## Task to complete
Give back every line exactly as it appears, pictures excluded.

## Dataset extract
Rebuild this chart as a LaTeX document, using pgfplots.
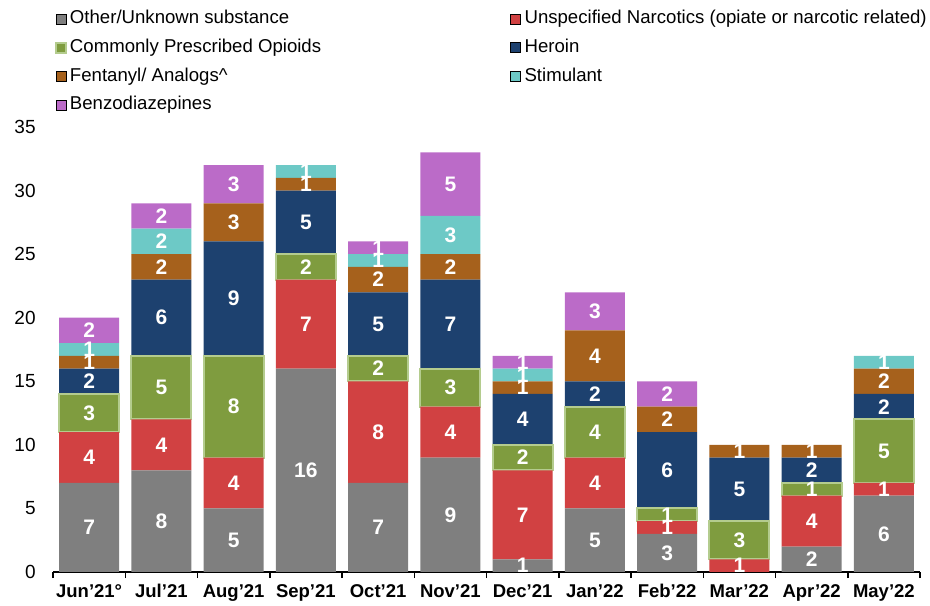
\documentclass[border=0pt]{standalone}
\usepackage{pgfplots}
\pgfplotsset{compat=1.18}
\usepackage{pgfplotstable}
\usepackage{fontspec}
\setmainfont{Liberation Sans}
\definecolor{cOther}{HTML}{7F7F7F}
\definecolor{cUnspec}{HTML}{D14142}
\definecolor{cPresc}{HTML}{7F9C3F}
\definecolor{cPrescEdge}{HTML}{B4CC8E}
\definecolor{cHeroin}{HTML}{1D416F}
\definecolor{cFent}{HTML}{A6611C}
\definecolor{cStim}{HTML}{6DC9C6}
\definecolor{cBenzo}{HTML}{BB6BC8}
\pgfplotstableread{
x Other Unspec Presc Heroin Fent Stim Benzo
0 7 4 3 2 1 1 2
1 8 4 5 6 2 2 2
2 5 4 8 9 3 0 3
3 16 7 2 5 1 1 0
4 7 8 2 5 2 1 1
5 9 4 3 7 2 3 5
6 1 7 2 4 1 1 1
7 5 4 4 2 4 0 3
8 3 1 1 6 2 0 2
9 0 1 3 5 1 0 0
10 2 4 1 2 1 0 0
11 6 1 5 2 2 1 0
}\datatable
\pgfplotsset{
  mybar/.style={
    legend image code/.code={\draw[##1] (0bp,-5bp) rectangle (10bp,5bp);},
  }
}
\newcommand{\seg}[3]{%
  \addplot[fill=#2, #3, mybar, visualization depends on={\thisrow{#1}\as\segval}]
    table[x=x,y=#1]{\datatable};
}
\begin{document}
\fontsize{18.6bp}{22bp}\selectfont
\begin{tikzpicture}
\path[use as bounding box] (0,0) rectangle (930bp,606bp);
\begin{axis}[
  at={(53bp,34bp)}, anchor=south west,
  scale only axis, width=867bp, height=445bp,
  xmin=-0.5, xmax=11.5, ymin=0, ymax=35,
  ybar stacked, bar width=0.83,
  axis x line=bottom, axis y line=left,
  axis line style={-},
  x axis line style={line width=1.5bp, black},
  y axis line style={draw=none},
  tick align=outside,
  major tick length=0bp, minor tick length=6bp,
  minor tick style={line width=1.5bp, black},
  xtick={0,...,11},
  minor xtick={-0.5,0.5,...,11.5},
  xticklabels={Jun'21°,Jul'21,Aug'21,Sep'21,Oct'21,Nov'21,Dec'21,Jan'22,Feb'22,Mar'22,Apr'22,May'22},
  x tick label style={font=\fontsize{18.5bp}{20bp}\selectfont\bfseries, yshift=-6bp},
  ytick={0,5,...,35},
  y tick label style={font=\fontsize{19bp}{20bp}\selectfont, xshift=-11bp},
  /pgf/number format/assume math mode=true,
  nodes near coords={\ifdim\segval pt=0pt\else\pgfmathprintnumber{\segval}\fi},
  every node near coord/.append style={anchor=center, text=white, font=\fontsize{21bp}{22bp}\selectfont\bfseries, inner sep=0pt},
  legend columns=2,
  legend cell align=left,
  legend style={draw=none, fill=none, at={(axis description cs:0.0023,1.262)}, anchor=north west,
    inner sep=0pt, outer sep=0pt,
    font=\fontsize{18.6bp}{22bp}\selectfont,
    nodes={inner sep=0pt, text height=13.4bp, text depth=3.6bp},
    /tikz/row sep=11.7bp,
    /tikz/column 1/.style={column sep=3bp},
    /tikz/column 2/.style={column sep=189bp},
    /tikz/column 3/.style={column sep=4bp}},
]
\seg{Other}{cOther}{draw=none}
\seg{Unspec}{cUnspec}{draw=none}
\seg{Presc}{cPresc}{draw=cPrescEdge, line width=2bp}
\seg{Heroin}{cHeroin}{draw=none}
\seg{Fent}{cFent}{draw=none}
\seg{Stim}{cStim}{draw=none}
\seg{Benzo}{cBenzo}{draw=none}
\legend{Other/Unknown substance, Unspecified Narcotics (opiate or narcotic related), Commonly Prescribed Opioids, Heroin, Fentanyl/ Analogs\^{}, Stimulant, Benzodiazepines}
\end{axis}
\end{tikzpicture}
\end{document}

## The result
Rebuild this chart as a LaTeX document, using pgfplots.
\documentclass[border=0pt]{standalone}
\usepackage{pgfplots}
\pgfplotsset{compat=1.18}
\usepackage{pgfplotstable}
\usepackage{fontspec}
\setmainfont{Liberation Sans}
\definecolor{cOther}{HTML}{7F7F7F}
\definecolor{cUnspec}{HTML}{D14142}
\definecolor{cPresc}{HTML}{7F9C3F}
\definecolor{cPrescEdge}{HTML}{B4CC8E}
\definecolor{cHeroin}{HTML}{1D416F}
\definecolor{cFent}{HTML}{A6611C}
\definecolor{cStim}{HTML}{6DC9C6}
\definecolor{cBenzo}{HTML}{BB6BC8}
\pgfplotstableread{
x Other Unspec Presc Heroin Fent Stim Benzo
0 7 4 3 2 1 1 2
1 8 4 5 6 2 2 2
2 5 4 8 9 3 0 3
3 16 7 2 5 1 1 0
4 7 8 2 5 2 1 1
5 9 4 3 7 2 3 5
6 1 7 2 4 1 1 1
7 5 4 4 2 4 0 3
8 3 1 1 6 2 0 2
9 0 1 3 5 1 0 0
10 2 4 1 2 1 0 0
11 6 1 5 2 2 1 0
}\datatable
\pgfplotsset{
  mybar/.style={
    legend image code/.code={\draw[##1] (0bp,-5bp) rectangle (10bp,5bp);},
  }
}
\newcommand{\seg}[3]{%
  \addplot[fill=#2, #3, mybar, visualization depends on={\thisrow{#1}\as\segval}]
    table[x=x,y=#1]{\datatable};
}
\begin{document}
\fontsize{18.6bp}{22bp}\selectfont
\begin{tikzpicture}
\path[use as bounding box] (0,0) rectangle (930bp,606bp);
\begin{axis}[
  at={(53bp,34bp)}, anchor=south west,
  scale only axis, width=867bp, height=445bp,
  xmin=-0.5, xmax=11.5, ymin=0, ymax=35,
  ybar stacked, bar width=0.83,
  axis x line=bottom, axis y line=left,
  axis line style={-},
  x axis line style={line width=1.5bp, black},
  y axis line style={draw=none},
  tick align=outside,
  major tick length=0bp, minor tick length=6bp,
  minor tick style={line width=1.5bp, black},
  xtick={0,...,11},
  minor xtick={-0.5,0.5,...,11.5},
  xticklabels={Jun'21°,Jul'21,Aug'21,Sep'21,Oct'21,Nov'21,Dec'21,Jan'22,Feb'22,Mar'22,Apr'22,May'22},
  x tick label style={font=\fontsize{18.5bp}{20bp}\selectfont\bfseries, yshift=-6bp},
  ytick={0,5,...,35},
  y tick label style={font=\fontsize{19bp}{20bp}\selectfont, xshift=-11bp},
  /pgf/number format/assume math mode=true,
  nodes near coords={\ifdim\segval pt=0pt\else\pgfmathprintnumber{\segval}\fi},
  every node near coord/.append style={anchor=center, text=white, font=\fontsize{21bp}{22bp}\selectfont\bfseries, inner sep=0pt},
  legend columns=2,
  legend cell align=left,
  legend style={draw=none, fill=none, at={(axis description cs:0.0023,1.262)}, anchor=north west,
    inner sep=0pt, outer sep=0pt,
    font=\fontsize{18.6bp}{22bp}\selectfont,
    nodes={inner sep=0pt, text height=13.4bp, text depth=3.6bp},
    /tikz/row sep=11.7bp,
    /tikz/column 1/.style={column sep=3bp},
    /tikz/column 2/.style={column sep=189bp},
    /tikz/column 3/.style={column sep=4bp}},
]
\seg{Other}{cOther}{draw=none}
\seg{Unspec}{cUnspec}{draw=none}
\seg{Presc}{cPresc}{draw=cPrescEdge, line width=2bp}
\seg{Heroin}{cHeroin}{draw=none}
\seg{Fent}{cFent}{draw=none}
\seg{Stim}{cStim}{draw=none}
\seg{Benzo}{cBenzo}{draw=none}
\legend{Other/Unknown substance, Unspecified Narcotics (opiate or narcotic related), Commonly Prescribed Opioids, Heroin, Fentanyl/ Analogs\^{}, Stimulant, Benzodiazepines}
\end{axis}
\end{tikzpicture}
\end{document}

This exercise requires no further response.